Pendiri Lonely Planet, Tony Wheeler, Enggan Kembali ke Bali Akibat Kemacetan Parah
Tony Wheeler, sosok di balik kesuksesan Lonely Planet, baru-baru ini mengungkapkan daftar destinasi yang untuk sementara waktu tidak akan ia kunjungi. Bali, pulau yang dikenal dengan keindahan alam dan budayanya, termasuk dalam daftar tersebut.
Keputusan Wheeler ini ia sampaikan melalui tulisan blog pribadinya yang berjudul "I'm Not Going There Anymore". Dalam tulisannya, pria berusia 78 tahun yang memiliki kewarganegaraan Australia dan Inggris ini menjelaskan alasan-alasan pribadi dan prinsip yang mendasari pilihannya.
Selain Bali, Wheeler juga menyoroti beberapa negara lain dengan alasan yang berbeda-beda. Rusia, misalnya, menjadi target kritiknya karena keterlibatannya dalam konflik di Ukraina. Ia secara tegas menyatakan bahwa dirinya tidak akan mengunjungi Rusia selama negara tersebut masih bersekutu dengan Korea Utara dan Amerika Serikat untuk menyerang Ukraina, serta selama Vladimir Putin masih melakukan tindakan kekerasan terhadap warga sipil. Tragedi jatuhnya Malaysia Airlines MH17 pada tahun 2014, yang menewaskan ratusan penumpang tak berdosa, termasuk puluhan warga Australia, menjadi luka yang mendalam bagi Wheeler.
Arab Saudi juga masuk dalam daftar negara yang dihindari oleh Wheeler. Meskipun ia mengakui upaya negara tersebut dalam mengembangkan industri pariwisata, ia tidak dapat mengabaikan catatan hak asasi manusianya yang buruk. Kasus pembunuhan jurnalis Jamal Khashoggi dan laporan mengenai kekerasan terhadap pekerja migran menjadi perhatian serius baginya. Wheeler juga menyoroti kasus perdagangan ilegal cheetah ke Arab Saudi untuk dijadikan hewan peliharaan, yang menurutnya sangat tidak pantas.

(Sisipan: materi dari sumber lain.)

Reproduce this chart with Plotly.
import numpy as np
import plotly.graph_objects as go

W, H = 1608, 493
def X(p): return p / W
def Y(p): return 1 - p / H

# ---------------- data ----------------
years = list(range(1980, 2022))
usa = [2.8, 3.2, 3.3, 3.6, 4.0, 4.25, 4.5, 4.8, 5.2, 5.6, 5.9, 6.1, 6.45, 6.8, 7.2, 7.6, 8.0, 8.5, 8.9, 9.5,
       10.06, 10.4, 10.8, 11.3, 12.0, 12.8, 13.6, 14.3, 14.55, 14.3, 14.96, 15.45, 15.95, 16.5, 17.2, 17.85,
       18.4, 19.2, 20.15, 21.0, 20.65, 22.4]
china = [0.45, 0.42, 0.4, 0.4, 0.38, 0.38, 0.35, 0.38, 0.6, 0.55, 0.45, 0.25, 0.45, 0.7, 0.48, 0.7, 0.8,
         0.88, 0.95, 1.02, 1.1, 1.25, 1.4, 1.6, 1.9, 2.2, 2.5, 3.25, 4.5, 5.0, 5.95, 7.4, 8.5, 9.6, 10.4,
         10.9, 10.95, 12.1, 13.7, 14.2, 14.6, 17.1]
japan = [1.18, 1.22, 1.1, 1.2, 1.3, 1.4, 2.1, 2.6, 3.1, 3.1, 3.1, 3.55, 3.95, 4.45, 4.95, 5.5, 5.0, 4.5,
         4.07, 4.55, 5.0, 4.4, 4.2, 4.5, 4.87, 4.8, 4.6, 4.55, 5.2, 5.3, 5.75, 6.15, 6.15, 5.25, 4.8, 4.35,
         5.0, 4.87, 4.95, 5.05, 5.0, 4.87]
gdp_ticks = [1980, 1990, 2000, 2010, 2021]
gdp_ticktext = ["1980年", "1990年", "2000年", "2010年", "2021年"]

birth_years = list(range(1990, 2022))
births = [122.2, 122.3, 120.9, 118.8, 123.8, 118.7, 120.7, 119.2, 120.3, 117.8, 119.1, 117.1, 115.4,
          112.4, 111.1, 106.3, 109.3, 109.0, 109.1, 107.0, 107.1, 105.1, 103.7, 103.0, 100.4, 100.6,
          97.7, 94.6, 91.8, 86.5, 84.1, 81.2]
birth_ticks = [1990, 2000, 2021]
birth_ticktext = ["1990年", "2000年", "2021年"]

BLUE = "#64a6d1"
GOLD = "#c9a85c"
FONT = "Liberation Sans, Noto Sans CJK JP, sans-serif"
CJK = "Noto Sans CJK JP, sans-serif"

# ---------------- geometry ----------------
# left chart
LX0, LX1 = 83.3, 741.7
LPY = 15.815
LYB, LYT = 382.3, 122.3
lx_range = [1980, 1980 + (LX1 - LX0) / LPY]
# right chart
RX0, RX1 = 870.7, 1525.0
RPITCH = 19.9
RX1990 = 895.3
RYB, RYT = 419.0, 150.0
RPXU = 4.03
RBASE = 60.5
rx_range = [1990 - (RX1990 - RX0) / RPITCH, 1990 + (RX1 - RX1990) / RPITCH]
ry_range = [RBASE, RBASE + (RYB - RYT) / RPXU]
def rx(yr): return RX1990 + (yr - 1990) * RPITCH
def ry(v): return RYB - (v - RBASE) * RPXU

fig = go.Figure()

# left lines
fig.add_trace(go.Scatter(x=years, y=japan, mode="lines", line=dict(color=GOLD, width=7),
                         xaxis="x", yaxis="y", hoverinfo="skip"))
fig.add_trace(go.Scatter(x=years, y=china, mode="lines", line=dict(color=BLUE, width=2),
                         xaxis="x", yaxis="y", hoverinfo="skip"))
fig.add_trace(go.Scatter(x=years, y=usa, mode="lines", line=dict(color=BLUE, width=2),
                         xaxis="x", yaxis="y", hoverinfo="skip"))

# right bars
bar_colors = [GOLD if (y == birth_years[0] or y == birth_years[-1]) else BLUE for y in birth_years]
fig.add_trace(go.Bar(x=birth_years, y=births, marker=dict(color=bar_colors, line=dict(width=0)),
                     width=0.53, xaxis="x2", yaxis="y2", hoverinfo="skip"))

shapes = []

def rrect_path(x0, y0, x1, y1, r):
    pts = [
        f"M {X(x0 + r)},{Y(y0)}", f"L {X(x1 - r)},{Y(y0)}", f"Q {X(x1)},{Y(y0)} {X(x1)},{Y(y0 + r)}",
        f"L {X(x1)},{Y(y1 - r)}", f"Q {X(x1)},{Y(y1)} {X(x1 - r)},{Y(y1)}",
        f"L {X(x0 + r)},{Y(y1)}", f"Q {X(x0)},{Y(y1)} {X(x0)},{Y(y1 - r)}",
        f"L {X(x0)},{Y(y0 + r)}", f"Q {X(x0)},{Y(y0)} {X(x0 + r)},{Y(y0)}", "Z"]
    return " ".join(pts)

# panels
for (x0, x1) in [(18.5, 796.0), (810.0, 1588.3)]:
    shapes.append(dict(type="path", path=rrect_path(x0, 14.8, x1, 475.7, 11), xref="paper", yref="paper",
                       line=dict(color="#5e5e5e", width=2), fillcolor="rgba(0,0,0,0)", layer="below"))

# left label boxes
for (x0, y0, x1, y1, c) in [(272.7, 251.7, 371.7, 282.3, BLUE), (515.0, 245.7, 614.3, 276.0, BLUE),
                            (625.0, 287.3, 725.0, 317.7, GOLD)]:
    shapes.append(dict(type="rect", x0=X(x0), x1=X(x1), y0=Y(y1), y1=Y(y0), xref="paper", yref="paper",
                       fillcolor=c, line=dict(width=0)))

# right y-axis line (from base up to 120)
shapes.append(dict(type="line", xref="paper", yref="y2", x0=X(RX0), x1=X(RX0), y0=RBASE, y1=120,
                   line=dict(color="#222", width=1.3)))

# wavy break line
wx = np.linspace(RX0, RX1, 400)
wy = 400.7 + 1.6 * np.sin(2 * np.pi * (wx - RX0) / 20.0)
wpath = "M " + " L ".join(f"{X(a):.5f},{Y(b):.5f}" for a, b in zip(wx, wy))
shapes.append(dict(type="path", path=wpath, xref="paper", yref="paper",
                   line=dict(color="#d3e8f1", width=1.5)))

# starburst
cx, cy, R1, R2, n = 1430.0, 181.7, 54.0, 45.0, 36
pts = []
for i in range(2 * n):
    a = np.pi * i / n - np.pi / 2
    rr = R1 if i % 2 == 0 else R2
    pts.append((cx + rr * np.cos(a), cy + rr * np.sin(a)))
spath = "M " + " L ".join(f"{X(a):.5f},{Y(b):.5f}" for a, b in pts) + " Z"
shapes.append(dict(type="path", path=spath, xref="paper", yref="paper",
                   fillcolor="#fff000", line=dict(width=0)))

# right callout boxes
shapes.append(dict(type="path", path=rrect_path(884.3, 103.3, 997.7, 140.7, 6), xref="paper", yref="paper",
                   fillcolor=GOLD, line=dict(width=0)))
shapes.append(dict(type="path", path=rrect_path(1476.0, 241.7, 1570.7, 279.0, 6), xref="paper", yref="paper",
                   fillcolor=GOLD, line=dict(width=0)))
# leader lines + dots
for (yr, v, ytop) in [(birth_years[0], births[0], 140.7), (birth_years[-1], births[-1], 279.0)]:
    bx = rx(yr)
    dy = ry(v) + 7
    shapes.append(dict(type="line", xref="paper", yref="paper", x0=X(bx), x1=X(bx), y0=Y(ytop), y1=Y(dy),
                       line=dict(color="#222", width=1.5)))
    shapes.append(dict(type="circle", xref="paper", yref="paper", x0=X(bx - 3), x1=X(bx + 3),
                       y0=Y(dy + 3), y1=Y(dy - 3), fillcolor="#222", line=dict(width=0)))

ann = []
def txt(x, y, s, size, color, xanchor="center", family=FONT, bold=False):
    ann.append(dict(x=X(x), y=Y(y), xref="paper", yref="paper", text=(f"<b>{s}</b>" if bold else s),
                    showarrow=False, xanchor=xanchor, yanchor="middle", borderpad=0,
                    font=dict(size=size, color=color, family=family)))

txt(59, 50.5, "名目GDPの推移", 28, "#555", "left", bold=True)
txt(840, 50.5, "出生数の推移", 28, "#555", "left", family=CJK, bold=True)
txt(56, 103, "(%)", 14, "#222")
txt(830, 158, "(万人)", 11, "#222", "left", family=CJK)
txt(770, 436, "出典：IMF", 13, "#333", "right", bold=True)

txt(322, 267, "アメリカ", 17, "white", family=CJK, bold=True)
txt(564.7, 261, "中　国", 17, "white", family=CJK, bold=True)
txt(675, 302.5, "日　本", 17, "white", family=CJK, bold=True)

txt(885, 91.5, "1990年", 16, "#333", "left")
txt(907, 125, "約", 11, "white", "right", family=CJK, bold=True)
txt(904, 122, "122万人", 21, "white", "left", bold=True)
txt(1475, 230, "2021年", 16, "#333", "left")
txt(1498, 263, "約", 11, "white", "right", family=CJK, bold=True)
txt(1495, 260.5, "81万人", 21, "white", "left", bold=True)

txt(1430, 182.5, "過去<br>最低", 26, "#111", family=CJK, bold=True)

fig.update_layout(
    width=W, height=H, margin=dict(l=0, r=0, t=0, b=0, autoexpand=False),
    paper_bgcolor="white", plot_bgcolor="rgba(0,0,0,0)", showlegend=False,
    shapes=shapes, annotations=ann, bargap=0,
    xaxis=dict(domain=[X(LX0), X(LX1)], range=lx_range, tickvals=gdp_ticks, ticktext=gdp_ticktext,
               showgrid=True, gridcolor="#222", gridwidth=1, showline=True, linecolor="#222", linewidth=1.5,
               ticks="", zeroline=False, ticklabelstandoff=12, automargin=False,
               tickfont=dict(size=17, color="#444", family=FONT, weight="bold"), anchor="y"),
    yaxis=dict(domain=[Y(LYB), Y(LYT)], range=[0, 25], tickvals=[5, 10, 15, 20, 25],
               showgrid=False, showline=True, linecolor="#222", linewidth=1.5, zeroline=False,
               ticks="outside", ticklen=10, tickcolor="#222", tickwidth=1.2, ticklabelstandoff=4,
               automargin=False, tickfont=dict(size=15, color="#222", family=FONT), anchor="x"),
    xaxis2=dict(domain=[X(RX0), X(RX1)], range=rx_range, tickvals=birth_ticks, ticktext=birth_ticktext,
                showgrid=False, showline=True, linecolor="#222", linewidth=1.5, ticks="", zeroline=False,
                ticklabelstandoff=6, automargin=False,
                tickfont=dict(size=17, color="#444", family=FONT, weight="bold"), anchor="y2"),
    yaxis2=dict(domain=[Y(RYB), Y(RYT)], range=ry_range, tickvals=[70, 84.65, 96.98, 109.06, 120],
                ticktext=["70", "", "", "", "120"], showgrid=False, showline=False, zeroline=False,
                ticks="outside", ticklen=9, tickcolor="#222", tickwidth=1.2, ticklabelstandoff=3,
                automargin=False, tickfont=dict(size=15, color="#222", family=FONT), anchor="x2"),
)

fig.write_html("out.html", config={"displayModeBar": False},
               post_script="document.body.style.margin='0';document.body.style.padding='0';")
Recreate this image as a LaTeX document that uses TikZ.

Amerika Serikat, negara yang pernah menjadi tempat tinggalnya selama hampir satu dekade, juga tidak luput dari kritiknya. Kondisi politik di AS saat ini, terutama dengan potensi kembalinya Donald Trump dan sekutunya ke tampuk kekuasaan, menjadi alasan utama keengganannya untuk berkunjung.
Namun, yang paling mengejutkan adalah masuknya Bali ke dalam daftar destinasi yang tidak ingin ia kunjungi. Meskipun ia mengakui keindahan dan daya tarik Pulau Dewata, serta baru-baru ini menghadiri reuni penulis perjalanan di sana, Wheeler merasa bahwa Bali telah menjadi terlalu padat dan macet. Ia menyatakan bahwa ia tidak akan kembali ke Bali sampai masalah kemacetan yang parah dapat diatasi, kecuali jika ada alasan yang sangat mendesak.
Dengan daftar destinasi yang ia hindari, Tony Wheeler memberikan pesan yang kuat mengenai pentingnya mempertimbangkan faktor-faktor etika, politik, dan lingkungan dalam memilih tempat untuk berlibur. Keputusannya ini mencerminkan komitmennya terhadap prinsip-prinsip keadilan, hak asasi manusia, dan keberlanjutan.